The present case is not controlled by amended section 4.5; it involves the issue the Court reserved in Brooks. Applying the principles of Roig and Brooks, we conclude that Monroe may not recover economic expenses that would have been collectible as PIP benefits had he insured his vehicle. Permitting uninsured vehicle owners to recover without contributing premiums to the insurance pool would increase premiums for those motorists who fulfill their statutory obligations by insuring their vehicles. Precluding recovery also avoids the anomaly Justice Garibaldi identified in Roig, placing an uninsured motorist in a better position than an insured driver. If permitted to sue for economic loss, the uninsured motorist would recover the deductible and eopayment amounts. Additionally, an uninsured who satisfied the injury threshold and sued for pain and suffering would enjoy a tactical advantage at trial if he could introduce evidence of his out-of-pocket losses. Moreover, permitting recovery would add to court congestion because a tort action would be the only method of recovering economic loss.

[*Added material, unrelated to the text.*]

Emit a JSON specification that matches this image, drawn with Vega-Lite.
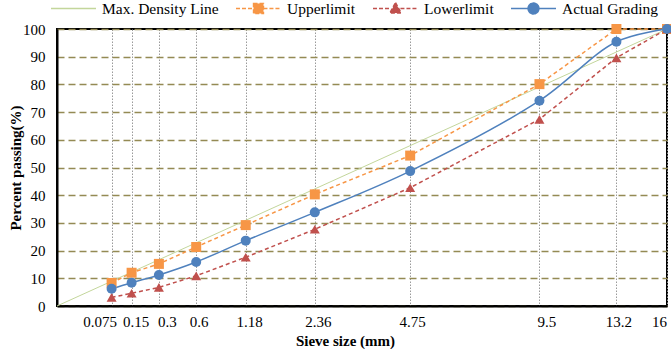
{
  "$schema": "https://vega.github.io/schema/vega-lite/v6.json",
  "width": 610,
  "height": 277,
  "autosize": {"type": "none"},
  "padding": {"left": 57, "top": 29, "right": 4, "bottom": 43},
  "background": "white",
  "config": {
    "view": {"stroke": "black", "strokeWidth": 2},
    "font": "Liberation Serif"
  },
  "data": {
    "values": [
      {"size": 0, "pct": 0, "series": "Max. Density Line"},
      {"size": 16, "pct": 100, "series": "Max. Density Line"},
      {"size": 0.075, "pct": 8.3, "series": "Upperlimit"},
      {"size": 0.15, "pct": 12, "series": "Upperlimit"},
      {"size": 0.3, "pct": 15.2, "series": "Upperlimit"},
      {"size": 0.6, "pct": 21.3, "series": "Upperlimit"},
      {"size": 1.18, "pct": 29.2, "series": "Upperlimit"},
      {"size": 2.36, "pct": 40.3, "series": "Upperlimit"},
      {"size": 4.75, "pct": 54.3, "series": "Upperlimit"},
      {"size": 9.5, "pct": 80.1, "series": "Upperlimit"},
      {"size": 13.2, "pct": 100, "series": "Upperlimit"},
      {"size": 16, "pct": 100, "series": "Upperlimit"},
      {"size": 0.075, "pct": 3.1, "series": "Lowerlimit"},
      {"size": 0.15, "pct": 4.6, "series": "Lowerlimit"},
      {"size": 0.3, "pct": 6.7, "series": "Lowerlimit"},
      {"size": 0.6, "pct": 10.9, "series": "Lowerlimit"},
      {"size": 1.18, "pct": 17.6, "series": "Lowerlimit"},
      {"size": 2.36, "pct": 27.7, "series": "Lowerlimit"},
      {"size": 4.75, "pct": 42.7, "series": "Lowerlimit"},
      {"size": 9.5, "pct": 67.4, "series": "Lowerlimit"},
      {"size": 13.2, "pct": 89.6, "series": "Lowerlimit"},
      {"size": 16, "pct": 100, "series": "Lowerlimit"},
      {"size": 0.075, "pct": 6.2, "series": "Actual Grading"},
      {"size": 0.15, "pct": 8.4, "series": "Actual Grading"},
      {"size": 0.3, "pct": 11.2, "series": "Actual Grading"},
      {"size": 0.6, "pct": 15.9, "series": "Actual Grading"},
      {"size": 1.18, "pct": 23.6, "series": "Actual Grading"},
      {"size": 2.36, "pct": 33.8, "series": "Actual Grading"},
      {"size": 4.75, "pct": 48.7, "series": "Actual Grading"},
      {"size": 9.5, "pct": 74.1, "series": "Actual Grading"},
      {"size": 13.2, "pct": 95.4, "series": "Actual Grading"},
      {"size": 16, "pct": 100, "series": "Actual Grading"}
    ]
  },
  "encoding": {
    "x": {
      "field": "size",
      "type": "quantitative",
      "scale": {"type": "pow", "exponent": 0.45, "domain": [0, 16], "nice": false, "zero": true},
      "axis": {
        "values": [0.075, 0.15, 0.3, 0.6, 1.18, 2.36, 4.75, 9.5, 13.2, 16],
        "labelExpr": "'' + datum.value",
        "title": "Sieve size (mm)",
        "titleFont": "Liberation Serif",
        "titleFontSize": 15,
        "titleFontWeight": "bold",
        "titleColor": "black",
        "titleX": 288,
        "titleY": 34,
        "titleAnchor": "middle",
        "titleAlign": "center",
        "titleBaseline": "middle",
        "labelFont": "Liberation Serif",
        "labelFontSize": 15,
        "labelColor": "black",
        "labelPadding": 8,
        "labelOverlap": false,
        "labelFlush": false,
        "labelOffset": {
          "condition": [
            {"test": "datum.value === 0.075", "value": -12},
            {"test": "datum.value === 0.15", "value": 4},
            {"test": "datum.value === 0.3", "value": 8},
            {"test": "datum.value === 0.6", "value": 2.5},
            {"test": "datum.value === 1.18", "value": 3.5},
            {"test": "datum.value === 2.36", "value": 3},
            {"test": "datum.value === 4.75", "value": 2},
            {"test": "datum.value === 9.5", "value": 7},
            {"test": "datum.value === 13.2", "value": 2},
            {"test": "datum.value === 16", "value": -8}
          ],
          "value": 0
        },
        "ticks": false,
        "domain": true,
        "domainColor": "black",
        "domainWidth": 2,
        "grid": true,
        "gridColor": "#9a9a9a",
        "gridDash": [1.5, 1.5],
        "gridWidth": 1
      }
    },
    "y": {
      "field": "pct",
      "type": "quantitative",
      "scale": {"domain": [0, 100], "nice": false},
      "axis": {
        "values": [0, 10, 20, 30, 40, 50, 60, 70, 80, 90, 100],
        "title": "Percent passing(%)",
        "titleFont": "Liberation Serif",
        "titleFontSize": 15,
        "titleFontWeight": "bold",
        "titleColor": "black",
        "titleX": -42,
        "titleY": 138.5,
        "titleAngle": -90,
        "titleAlign": "center",
        "titleBaseline": "middle",
        "labelFont": "Liberation Serif",
        "labelFontSize": 15,
        "labelColor": "black",
        "labelPadding": 12,
        "labelFlush": false,
        "ticks": false,
        "domain": true,
        "domainColor": "black",
        "domainWidth": 2,
        "grid": true,
        "gridColor": "#948A54",
        "gridDash": [7, 4],
        "gridWidth": 1.6
      }
    },
    "color": {
      "field": "series",
      "type": "nominal",
      "scale": {
        "domain": ["Max. Density Line", "Upperlimit", "Lowerlimit", "Actual Grading"],
        "range": ["#C3D69B", "#F79646", "#C0504D", "#4F81BD"]
      },
      "legend": {
        "orient": "none",
        "legendX": -7,
        "legendY": -44,
        "direction": "horizontal",
        "columns": 4,
        "title": null,
        "symbolSize": 2025,
        "symbolStrokeWidth": 1.5,
        "labelFont": "Liberation Serif",
        "labelFontSize": 15.5,
        "labelColor": "black",
        "labelOffset": 5,
        "columnPadding": 14,
        "encode": {
          "symbols": {
            "update": {
              "shape": {"signal": "datum.value === 'Upperlimit' ? 'M-1,0H-0.22M0.22,0H1M-0.22,-0.22H0.22V0.22H-0.22Z' : datum.value === 'Lowerlimit' ? 'M-1,0H-0.22M0.22,0H1M0,-0.26L0.25,0.2H-0.25Z' : datum.value === 'Actual Grading' ? 'M-1,0H-0.24M0.24,0H1M-0.24,0A0.24,0.24 0 1,0 0.24,0A0.24,0.24 0 1,0 -0.24,0Z' : 'M-1,0H1'"},
              "fill": {"signal": "scale('color', datum.value)"},
              "stroke": {"signal": "scale('color', datum.value)"},
              "strokeDash": {"signal": "datum.value === 'Upperlimit' || datum.value === 'Lowerlimit' ? [4, 2] : [1, 0]"},
              "fillOpacity": {"value": 1},
              "opacity": {"value": 1}
            }
          }
        }
      }
    }
  },
  "layer": [
    {
      "transform": [{"filter": "datum.series === 'Max. Density Line'"}],
      "mark": {"type": "line", "strokeWidth": 1}
    },
    {
      "transform": [{"filter": "datum.series === 'Upperlimit' || datum.series === 'Lowerlimit'"}],
      "mark": {"type": "line", "strokeWidth": 1.5, "strokeDash": [4, 3]}
    },
    {
      "transform": [{"filter": "datum.series === 'Actual Grading'"}],
      "mark": {"type": "line", "strokeWidth": 1.5, "interpolate": "catmull-rom"}
    },
    {
      "transform": [{"filter": "datum.series !== 'Max. Density Line'"}],
      "mark": {"type": "point", "filled": true, "opacity": 1, "size": 100},
      "encoding": {
        "shape": {
          "field": "series",
          "type": "nominal",
          "scale": {"domain": ["Upperlimit", "Lowerlimit", "Actual Grading"], "range": ["square", "triangle-up", "circle"]},
          "legend": null
        }
      }
    }
  ]
}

The last sentence of section 12 permits the “recovery against the tortfeasor, of uncompensated economic loss.” Assuming that this sentence permits recovery of a wage loss in excess of PIP income continuation benefits, Monroe, arguably, should be permitted to recover the difference between his wage loss and basic income continuation benefits of $100 per week. N.J.S.A. 39:6A-4b. Such a result, however, would require us to speculate regarding the level of coverage Monroe would have selected. Additional and substantial income continuation benefits are available from insurers as authorized in N.J.S.A. 39:6A-10. If Monroe had purchased insurance, we would know his benefit level. His failure to insure deprives us of that information. It is not unreasonable, therefore, to burden him with the consequences. Cf. Menichelli v. Mass. Gen. Life Ins. Co., 152 N.J. 194, 196, 704 A.2d 546 (1997) (holding that material misrepresentation that decedent was not a cigarette smoker required rescission rather than reformation to establish beneficiary’s liability for higher premiums; the remedy of reformation would reward and promote dishonesty); Mass. Mutual Life Ins. Co. v. Manzo, 122 N.J. 104, 115, 584 A.2d 190 (1991) (holding that life insurer may rescind policy for material misrepresentation though the truth would not have precluded issuance of policy; dishonest applicant must not be placed in a better position than honest applicant, and incentive for dishonesty must be avoided). Moreover, this approach is consistent with the legislative policy recently expressed in the amendment to section 4.5.

Finally, we address Monroe’s argument that the provision of section 4.5 in effect when Monroe was injured, imposed a limited sanction for failure to carry insurance, to wit, that the injured party had to satisfy the verbal threshold to pursue a claim for noneconomic loss. Monroe contends, therefore, that section 4.5 implied that an uninsured injured party could pursue a claim for economic damages.

We reject this argument. Former section 4.5 dealt only with an injured party’s right to recover damages for noneconomic losses. It did not address economic damages, perhaps because section 12 provided that amounts collectible through PIP coverage were not admissible.

The judgment is reversed. 
      
      
        NJ.S.A. 59:9 — 2(d) authorizes damages for pain and suffering only "in cases of permanent loss of a bodily function, permanent disfigurement or dismemberment when the medical expenses are in excess of $1,000.00."
     
      
      
        NJ.S.A. 59:3-1 states that "[ejxcept as otherwise provided by this act, a public employee is liable for injury caused by his act or omission to the same extent as a private person.”
      
        N.J.S.A. 59:2-2 provides that a public entity is liable when its public employee is liable acting within the scope of his employment.